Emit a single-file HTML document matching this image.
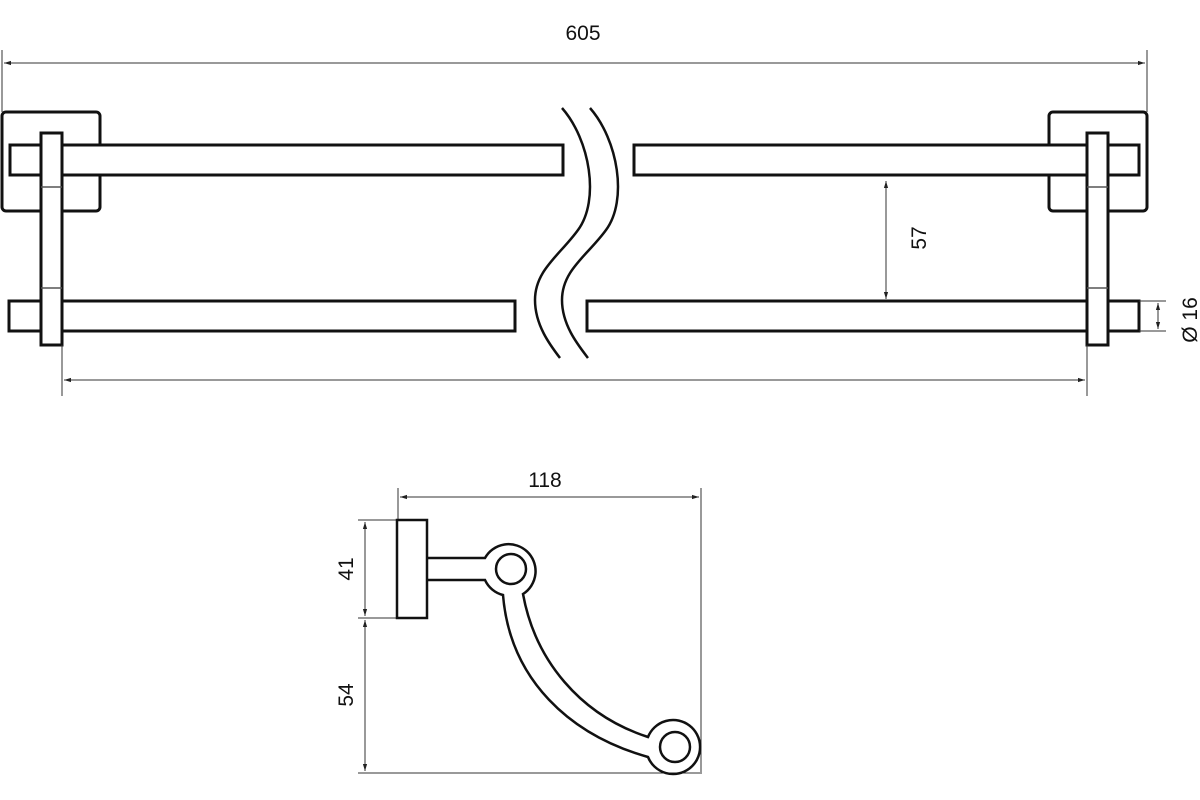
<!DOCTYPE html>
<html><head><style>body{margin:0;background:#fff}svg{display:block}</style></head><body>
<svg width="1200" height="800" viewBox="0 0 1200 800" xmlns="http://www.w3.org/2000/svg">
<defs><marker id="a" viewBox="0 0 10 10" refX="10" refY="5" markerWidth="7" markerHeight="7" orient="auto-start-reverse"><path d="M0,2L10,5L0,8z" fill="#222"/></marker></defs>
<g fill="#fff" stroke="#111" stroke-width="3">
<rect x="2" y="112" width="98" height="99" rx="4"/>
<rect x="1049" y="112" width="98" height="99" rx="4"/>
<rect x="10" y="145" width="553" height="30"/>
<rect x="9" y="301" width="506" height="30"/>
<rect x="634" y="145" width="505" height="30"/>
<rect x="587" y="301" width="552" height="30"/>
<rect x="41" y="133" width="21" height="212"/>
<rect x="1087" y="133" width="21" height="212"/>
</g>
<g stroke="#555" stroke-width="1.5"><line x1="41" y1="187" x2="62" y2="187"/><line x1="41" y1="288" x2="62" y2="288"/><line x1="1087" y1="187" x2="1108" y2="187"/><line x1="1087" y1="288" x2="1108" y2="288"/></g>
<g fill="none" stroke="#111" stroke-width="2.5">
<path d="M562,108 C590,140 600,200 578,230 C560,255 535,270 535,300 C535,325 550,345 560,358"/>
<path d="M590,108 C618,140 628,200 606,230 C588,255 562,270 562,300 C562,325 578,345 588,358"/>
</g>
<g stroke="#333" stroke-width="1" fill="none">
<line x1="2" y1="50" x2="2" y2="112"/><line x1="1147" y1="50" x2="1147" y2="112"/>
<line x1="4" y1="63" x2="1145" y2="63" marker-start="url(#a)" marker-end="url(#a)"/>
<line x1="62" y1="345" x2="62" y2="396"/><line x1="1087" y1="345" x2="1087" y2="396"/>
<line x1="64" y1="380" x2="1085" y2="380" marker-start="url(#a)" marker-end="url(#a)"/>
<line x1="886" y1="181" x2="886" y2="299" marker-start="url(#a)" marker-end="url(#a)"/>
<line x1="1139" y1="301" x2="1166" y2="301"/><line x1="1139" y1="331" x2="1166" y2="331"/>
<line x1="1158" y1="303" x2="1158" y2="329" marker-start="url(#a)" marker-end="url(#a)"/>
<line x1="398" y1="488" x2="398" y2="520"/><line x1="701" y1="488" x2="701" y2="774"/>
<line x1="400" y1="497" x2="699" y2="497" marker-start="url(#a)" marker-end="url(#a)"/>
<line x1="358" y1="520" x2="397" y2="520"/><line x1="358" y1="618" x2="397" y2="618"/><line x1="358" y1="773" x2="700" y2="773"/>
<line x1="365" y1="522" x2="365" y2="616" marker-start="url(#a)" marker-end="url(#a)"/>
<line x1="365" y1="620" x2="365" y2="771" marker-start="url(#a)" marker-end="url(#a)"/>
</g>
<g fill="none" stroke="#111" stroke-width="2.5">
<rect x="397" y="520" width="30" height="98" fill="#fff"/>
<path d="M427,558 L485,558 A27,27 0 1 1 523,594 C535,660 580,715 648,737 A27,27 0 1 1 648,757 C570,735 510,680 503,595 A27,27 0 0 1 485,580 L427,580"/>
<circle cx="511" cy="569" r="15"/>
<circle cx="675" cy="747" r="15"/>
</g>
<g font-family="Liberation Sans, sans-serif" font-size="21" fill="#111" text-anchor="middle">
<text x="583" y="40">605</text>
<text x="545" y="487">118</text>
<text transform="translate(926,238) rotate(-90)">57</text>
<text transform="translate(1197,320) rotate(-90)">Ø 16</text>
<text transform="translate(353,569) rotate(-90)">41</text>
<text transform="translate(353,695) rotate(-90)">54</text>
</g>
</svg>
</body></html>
******************************
Copy the data character for character, but drop all pictures from the copy.

> [Answer in full]
Emit a single-file HTML document matching this image.
<!DOCTYPE html>
<html><head><style>body{margin:0;background:#fff}svg{display:block}</style></head><body>
<svg width="1200" height="800" viewBox="0 0 1200 800" xmlns="http://www.w3.org/2000/svg">
<defs><marker id="a" viewBox="0 0 10 10" refX="10" refY="5" markerWidth="7" markerHeight="7" orient="auto-start-reverse"><path d="M0,2L10,5L0,8z" fill="#222"/></marker></defs>
<g fill="#fff" stroke="#111" stroke-width="3">
<rect x="2" y="112" width="98" height="99" rx="4"/>
<rect x="1049" y="112" width="98" height="99" rx="4"/>
<rect x="10" y="145" width="553" height="30"/>
<rect x="9" y="301" width="506" height="30"/>
<rect x="634" y="145" width="505" height="30"/>
<rect x="587" y="301" width="552" height="30"/>
<rect x="41" y="133" width="21" height="212"/>
<rect x="1087" y="133" width="21" height="212"/>
</g>
<g stroke="#555" stroke-width="1.5"><line x1="41" y1="187" x2="62" y2="187"/><line x1="41" y1="288" x2="62" y2="288"/><line x1="1087" y1="187" x2="1108" y2="187"/><line x1="1087" y1="288" x2="1108" y2="288"/></g>
<g fill="none" stroke="#111" stroke-width="2.5">
<path d="M562,108 C590,140 600,200 578,230 C560,255 535,270 535,300 C535,325 550,345 560,358"/>
<path d="M590,108 C618,140 628,200 606,230 C588,255 562,270 562,300 C562,325 578,345 588,358"/>
</g>
<g stroke="#333" stroke-width="1" fill="none">
<line x1="2" y1="50" x2="2" y2="112"/><line x1="1147" y1="50" x2="1147" y2="112"/>
<line x1="4" y1="63" x2="1145" y2="63" marker-start="url(#a)" marker-end="url(#a)"/>
<line x1="62" y1="345" x2="62" y2="396"/><line x1="1087" y1="345" x2="1087" y2="396"/>
<line x1="64" y1="380" x2="1085" y2="380" marker-start="url(#a)" marker-end="url(#a)"/>
<line x1="886" y1="181" x2="886" y2="299" marker-start="url(#a)" marker-end="url(#a)"/>
<line x1="1139" y1="301" x2="1166" y2="301"/><line x1="1139" y1="331" x2="1166" y2="331"/>
<line x1="1158" y1="303" x2="1158" y2="329" marker-start="url(#a)" marker-end="url(#a)"/>
<line x1="398" y1="488" x2="398" y2="520"/><line x1="701" y1="488" x2="701" y2="774"/>
<line x1="400" y1="497" x2="699" y2="497" marker-start="url(#a)" marker-end="url(#a)"/>
<line x1="358" y1="520" x2="397" y2="520"/><line x1="358" y1="618" x2="397" y2="618"/><line x1="358" y1="773" x2="700" y2="773"/>
<line x1="365" y1="522" x2="365" y2="616" marker-start="url(#a)" marker-end="url(#a)"/>
<line x1="365" y1="620" x2="365" y2="771" marker-start="url(#a)" marker-end="url(#a)"/>
</g>
<g fill="none" stroke="#111" stroke-width="2.5">
<rect x="397" y="520" width="30" height="98" fill="#fff"/>
<path d="M427,558 L485,558 A27,27 0 1 1 523,594 C535,660 580,715 648,737 A27,27 0 1 1 648,757 C570,735 510,680 503,595 A27,27 0 0 1 485,580 L427,580"/>
<circle cx="511" cy="569" r="15"/>
<circle cx="675" cy="747" r="15"/>
</g>
<g font-family="Liberation Sans, sans-serif" font-size="21" fill="#111" text-anchor="middle">
<text x="583" y="40">605</text>
<text x="545" y="487">118</text>
<text transform="translate(926,238) rotate(-90)">57</text>
<text transform="translate(1197,320) rotate(-90)">Ø 16</text>
<text transform="translate(353,569) rotate(-90)">41</text>
<text transform="translate(353,695) rotate(-90)">54</text>
</g>
</svg>
</body></html>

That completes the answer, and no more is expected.